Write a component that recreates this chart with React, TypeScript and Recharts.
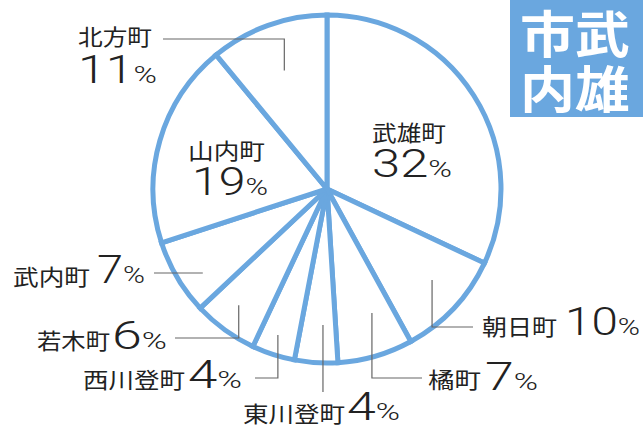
import { PieChart, Pie, Cell } from "recharts";

const towns = ["武雄町", "朝日町", "橘町", "東川登町", "西川登町", "若木町", "武内町", "山内町", "北方町"];
const shares = [32, 10, 7, 4, 4, 6, 7, 19, 11];
const badgeLines = ["市武", "内雄"];

const data = towns.map((name, i) => ({ name, value: shares[i] }));

const BLUE = "#6aa7df";
const CX = 327;
const CY = 189;
const R = 174;
const RAD = Math.PI / 180;
const JP = '"Noto Sans CJK JP", "Noto Sans", sans-serif';
const NUM = "Roboto, sans-serif";

// where each label sits: name box, value box, leader (radius / angle tweak / elbow)
type Place = {
  nx: number; nw: number; ny: number;
  vx: number; vw: number; vy: number;
  lr?: number; da?: number; ly?: number; lx?: number; flat?: boolean;
};
const places: Place[] = [
  { nx: 372, nw: 74, ny: 131, vx: 372, vw: 80, vy: 177 },
  { nx: 482, nw: 75, ny: 325, vx: 565, vw: 75, vy: 335, lr: 139, da: -2.3, ly: 327, lx: 473 },
  { nx: 428, nw: 53, ny: 378, vx: 485, vw: 53, vy: 390, lr: 132, da: -3.7, ly: 378, lx: 422 },
  { nx: 243, nw: 102, ny: 412, vx: 347, vw: 53, vy: 420, lr: 136, da: -1.9, ly: 392 },
  { nx: 83, nw: 102, ny: 378, vx: 188, vw: 54, vy: 388, lr: 154, da: 0.6, ly: 378, lx: 255 },
  { nx: 37, nw: 73, ny: 339, vx: 112, vw: 55, vy: 349, lr: 146, da: 1.2, ly: 338, lx: 175 },
  { nx: 13, nw: 77, ny: 275, vx: 97, vw: 48, vy: 283, lr: 150, da: -3.5, ly: 273, lx: 154, flat: true },
  { nx: 188, nw: 77, ny: 149, vx: 192, vw: 76, vy: 195 },
  { nx: 78, nw: 74, ny: 35, vx: 78, vw: 79, vy: 83, lr: 126, da: 0, ly: 39, lx: 163 },
];

function renderLabel(props: any) {
  const i = props.index;
  const p = places[i];
  const cx = props.cx ?? CX;
  const cy = props.cy ?? CY;
  let leader = null;
  if (p.lr) {
    // clockwise-from-top angle
    const th = (90 - props.midAngle + (p.da || 0)) * RAD;
    const ix = cx + p.lr * Math.sin(th);
    const iy = p.flat ? p.ly! : cy - p.lr * Math.cos(th);
    const pts = [[ix, iy], [ix, p.ly!]];
    if (p.lx !== undefined) pts.push([p.lx, p.ly!]);
    leader = (
      <polyline
        points={pts.map((q) => q.join(",")).join(" ")}
        fill="none"
        stroke="#666"
        strokeWidth={1.2}
      />
    );
  }
  return (
    <g key={`lab-${i}`}>
      {leader}
      <text
        x={p.nx}
        y={p.ny}
        dominantBaseline="central"
        fontFamily={JP}
        fontSize={22}
        fill="#222"
        textLength={p.nw}
        lengthAdjust="spacingAndGlyphs"
      >
        {towns[i]}
      </text>
      <text
        x={p.vx}
        y={p.vy}
        fontFamily={NUM}
        fontWeight={300}
        fill="#222"
        textLength={p.vw}
        lengthAdjust="spacingAndGlyphs"
      >
        <tspan fontSize={38}>{shares[i]}</tspan>
        <tspan fontSize={24}>%</tspan>
      </text>
    </g>
  );
}

export default function App() {
  return (
    <div style={{ position: "absolute", left: 0, top: 0, width: 643, height: 426, background: "#fff" }}>
      <PieChart width={643} height={426} margin={{ top: 0, right: 0, bottom: 0, left: 0 }}>
        <Pie
          data={data}
          dataKey="value"
          nameKey="name"
          cx={CX}
          cy={CY}
          innerRadius={0}
          outerRadius={R}
          startAngle={90}
          endAngle={-270}
          stroke={BLUE}
          strokeWidth={5}
          label={renderLabel}
          labelLine={false}
          isAnimationActive={false}
        >
          {data.map((d) => (
            <Cell key={d.name} fill="#fff" stroke={BLUE} strokeWidth={5} />
          ))}
        </Pie>
      </PieChart>
      <svg width={133} height={117} style={{ position: "absolute", left: 510, top: 0 }}>
        <rect x={0} y={0} width={133} height={117} fill={BLUE} />
        {badgeLines.map((line, k) => (
          <text
            key={line}
            x={10}
            y={31 + k * 55}
            dominantBaseline="central"
            fontFamily={JP}
            fontWeight={700}
            fontSize={50}
            fill="#fff"
            textLength={110}
            lengthAdjust="spacingAndGlyphs"
          >
            {line}
          </text>
        ))}
      </svg>
    </div>
  );
}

[Exercise aim]:
Restate the data word for word from its first line through the line with "PieChart, Pie, Cell", leaving out any picture along the way.

[Solution]:
Write a component that recreates this chart with React, TypeScript and Recharts.
import { PieChart, Pie, Cell } from "recharts";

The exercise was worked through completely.